>> Start Material shown

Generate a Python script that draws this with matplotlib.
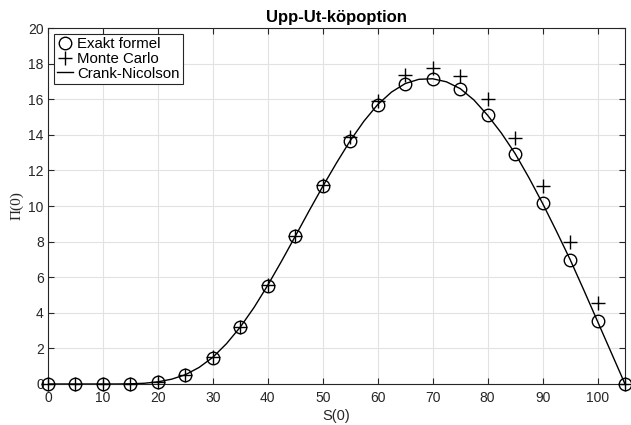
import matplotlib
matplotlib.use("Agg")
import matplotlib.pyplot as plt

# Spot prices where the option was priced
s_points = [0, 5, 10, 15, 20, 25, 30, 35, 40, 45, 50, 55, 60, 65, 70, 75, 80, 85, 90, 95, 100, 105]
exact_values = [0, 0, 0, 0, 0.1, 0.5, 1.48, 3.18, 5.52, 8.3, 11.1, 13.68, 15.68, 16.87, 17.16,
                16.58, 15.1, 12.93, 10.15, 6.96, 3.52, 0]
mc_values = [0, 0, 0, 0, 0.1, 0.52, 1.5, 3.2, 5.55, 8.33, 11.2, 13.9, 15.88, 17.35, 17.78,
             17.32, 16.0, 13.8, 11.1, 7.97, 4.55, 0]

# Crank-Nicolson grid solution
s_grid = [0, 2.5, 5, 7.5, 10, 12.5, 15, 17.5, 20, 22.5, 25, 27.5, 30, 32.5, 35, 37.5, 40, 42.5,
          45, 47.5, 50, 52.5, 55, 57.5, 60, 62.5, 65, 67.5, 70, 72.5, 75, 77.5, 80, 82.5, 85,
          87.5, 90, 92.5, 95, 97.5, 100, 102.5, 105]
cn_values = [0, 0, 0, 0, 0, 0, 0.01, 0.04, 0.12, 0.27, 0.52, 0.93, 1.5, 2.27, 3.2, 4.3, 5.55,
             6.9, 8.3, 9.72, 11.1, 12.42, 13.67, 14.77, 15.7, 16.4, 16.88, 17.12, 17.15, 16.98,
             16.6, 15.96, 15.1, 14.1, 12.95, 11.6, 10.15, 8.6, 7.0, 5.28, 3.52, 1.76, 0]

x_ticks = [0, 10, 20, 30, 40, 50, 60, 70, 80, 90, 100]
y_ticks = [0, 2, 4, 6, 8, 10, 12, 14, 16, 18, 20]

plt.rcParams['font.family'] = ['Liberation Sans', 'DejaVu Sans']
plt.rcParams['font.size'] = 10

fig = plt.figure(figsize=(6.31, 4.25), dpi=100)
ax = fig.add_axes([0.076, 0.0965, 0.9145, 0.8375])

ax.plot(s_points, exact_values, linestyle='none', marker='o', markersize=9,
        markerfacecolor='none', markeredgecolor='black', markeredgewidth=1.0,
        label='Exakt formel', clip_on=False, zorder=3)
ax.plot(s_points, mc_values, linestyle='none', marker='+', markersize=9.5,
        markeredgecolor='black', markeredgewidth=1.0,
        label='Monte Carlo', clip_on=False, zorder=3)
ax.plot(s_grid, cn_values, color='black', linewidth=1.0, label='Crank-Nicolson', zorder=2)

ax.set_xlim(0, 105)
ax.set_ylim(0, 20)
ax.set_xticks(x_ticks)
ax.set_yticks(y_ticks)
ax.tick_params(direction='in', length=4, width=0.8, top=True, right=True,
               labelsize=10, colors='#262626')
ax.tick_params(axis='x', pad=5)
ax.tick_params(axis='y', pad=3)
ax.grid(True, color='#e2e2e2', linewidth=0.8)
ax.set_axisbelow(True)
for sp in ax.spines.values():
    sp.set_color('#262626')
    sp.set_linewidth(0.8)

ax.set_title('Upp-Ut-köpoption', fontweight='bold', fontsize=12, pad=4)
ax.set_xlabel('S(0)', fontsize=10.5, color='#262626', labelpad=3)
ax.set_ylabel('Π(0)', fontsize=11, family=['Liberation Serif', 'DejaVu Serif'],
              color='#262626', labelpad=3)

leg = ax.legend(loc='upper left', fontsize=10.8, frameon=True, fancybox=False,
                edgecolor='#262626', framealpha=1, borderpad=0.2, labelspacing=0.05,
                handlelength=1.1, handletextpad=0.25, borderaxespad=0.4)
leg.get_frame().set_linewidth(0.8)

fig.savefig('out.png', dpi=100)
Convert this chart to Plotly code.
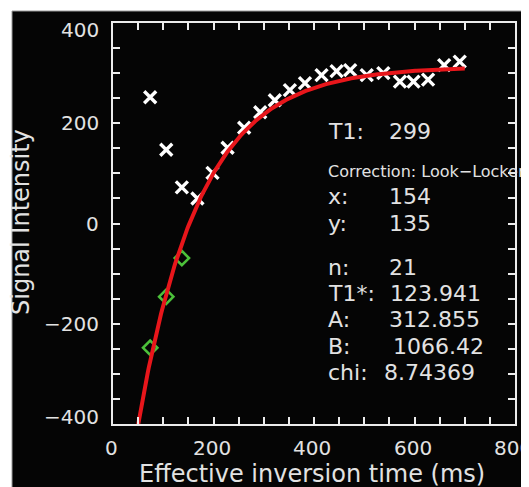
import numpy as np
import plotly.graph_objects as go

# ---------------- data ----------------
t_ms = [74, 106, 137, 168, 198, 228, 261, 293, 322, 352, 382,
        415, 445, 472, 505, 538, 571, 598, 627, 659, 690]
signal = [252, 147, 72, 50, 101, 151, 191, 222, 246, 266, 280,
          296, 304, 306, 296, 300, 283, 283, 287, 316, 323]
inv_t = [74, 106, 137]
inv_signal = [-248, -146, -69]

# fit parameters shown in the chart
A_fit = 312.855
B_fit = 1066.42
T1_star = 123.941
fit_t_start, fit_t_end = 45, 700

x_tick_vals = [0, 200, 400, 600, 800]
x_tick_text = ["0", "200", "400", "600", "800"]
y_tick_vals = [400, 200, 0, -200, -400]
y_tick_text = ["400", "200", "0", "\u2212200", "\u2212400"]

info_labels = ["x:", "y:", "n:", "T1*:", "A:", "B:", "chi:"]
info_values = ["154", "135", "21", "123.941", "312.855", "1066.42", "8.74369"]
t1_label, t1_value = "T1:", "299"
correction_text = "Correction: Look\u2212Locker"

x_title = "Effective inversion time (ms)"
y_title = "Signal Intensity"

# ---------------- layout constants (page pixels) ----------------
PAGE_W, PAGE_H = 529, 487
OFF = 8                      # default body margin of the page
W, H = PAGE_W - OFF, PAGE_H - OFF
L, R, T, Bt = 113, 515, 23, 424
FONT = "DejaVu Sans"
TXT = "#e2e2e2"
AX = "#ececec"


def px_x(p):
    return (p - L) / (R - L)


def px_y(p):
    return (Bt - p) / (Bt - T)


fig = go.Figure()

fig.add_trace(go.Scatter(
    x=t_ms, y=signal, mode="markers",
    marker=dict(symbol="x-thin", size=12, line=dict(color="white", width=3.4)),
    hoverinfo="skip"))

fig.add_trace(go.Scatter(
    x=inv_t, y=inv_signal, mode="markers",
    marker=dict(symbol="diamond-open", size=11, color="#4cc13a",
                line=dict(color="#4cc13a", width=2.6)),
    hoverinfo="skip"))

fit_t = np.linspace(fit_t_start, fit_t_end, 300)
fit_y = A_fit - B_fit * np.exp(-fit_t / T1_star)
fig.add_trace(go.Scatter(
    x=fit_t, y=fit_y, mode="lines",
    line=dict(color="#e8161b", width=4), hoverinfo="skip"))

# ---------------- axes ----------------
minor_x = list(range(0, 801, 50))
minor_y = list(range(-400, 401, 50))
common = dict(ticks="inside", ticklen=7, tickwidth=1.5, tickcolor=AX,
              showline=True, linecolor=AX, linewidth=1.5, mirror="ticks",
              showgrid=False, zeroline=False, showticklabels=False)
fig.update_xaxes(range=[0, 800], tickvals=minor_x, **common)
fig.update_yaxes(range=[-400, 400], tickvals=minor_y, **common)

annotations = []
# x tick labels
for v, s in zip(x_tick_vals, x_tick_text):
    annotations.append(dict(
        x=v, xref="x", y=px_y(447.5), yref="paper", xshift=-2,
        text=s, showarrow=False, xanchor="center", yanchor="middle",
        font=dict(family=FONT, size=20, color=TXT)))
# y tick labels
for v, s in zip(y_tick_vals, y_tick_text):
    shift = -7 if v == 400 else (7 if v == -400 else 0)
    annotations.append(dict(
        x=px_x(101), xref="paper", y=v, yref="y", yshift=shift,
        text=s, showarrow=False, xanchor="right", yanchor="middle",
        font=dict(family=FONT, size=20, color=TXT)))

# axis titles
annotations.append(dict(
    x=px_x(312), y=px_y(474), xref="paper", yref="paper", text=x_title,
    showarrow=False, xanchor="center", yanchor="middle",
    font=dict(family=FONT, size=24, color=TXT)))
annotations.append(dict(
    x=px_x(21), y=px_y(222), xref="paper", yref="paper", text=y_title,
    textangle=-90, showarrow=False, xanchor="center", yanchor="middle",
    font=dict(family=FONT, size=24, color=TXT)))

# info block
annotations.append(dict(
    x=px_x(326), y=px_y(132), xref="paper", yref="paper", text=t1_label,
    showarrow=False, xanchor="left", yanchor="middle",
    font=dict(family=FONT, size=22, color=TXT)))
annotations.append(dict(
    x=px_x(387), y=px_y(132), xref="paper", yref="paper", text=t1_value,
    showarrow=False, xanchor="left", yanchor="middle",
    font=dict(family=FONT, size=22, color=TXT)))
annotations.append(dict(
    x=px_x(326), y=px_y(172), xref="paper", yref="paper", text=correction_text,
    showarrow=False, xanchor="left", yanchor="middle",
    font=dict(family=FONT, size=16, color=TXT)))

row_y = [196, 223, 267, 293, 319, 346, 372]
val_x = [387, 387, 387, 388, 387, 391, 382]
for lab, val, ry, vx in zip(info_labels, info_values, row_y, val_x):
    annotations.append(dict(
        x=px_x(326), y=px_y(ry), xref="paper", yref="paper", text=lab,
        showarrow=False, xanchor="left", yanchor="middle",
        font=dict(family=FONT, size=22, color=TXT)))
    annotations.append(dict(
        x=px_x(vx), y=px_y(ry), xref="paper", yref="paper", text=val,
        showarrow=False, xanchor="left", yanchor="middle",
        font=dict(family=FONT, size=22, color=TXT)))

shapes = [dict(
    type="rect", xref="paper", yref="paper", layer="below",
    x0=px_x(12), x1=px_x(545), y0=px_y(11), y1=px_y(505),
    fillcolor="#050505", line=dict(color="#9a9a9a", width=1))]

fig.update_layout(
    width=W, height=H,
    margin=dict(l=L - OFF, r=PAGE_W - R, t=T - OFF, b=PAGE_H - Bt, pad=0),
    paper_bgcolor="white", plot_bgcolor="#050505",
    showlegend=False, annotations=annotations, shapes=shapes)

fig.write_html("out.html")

>> End Material shown

Work to complete ->
Quote only the lines running from the line with "Convert this chart to Plotly code." to the line with "import plotly.graph_objects as go", ends included, exactly as they appear and without the pictures.

Result of this exercise ->
Convert this chart to Plotly code.
import numpy as np
import plotly.graph_objects as go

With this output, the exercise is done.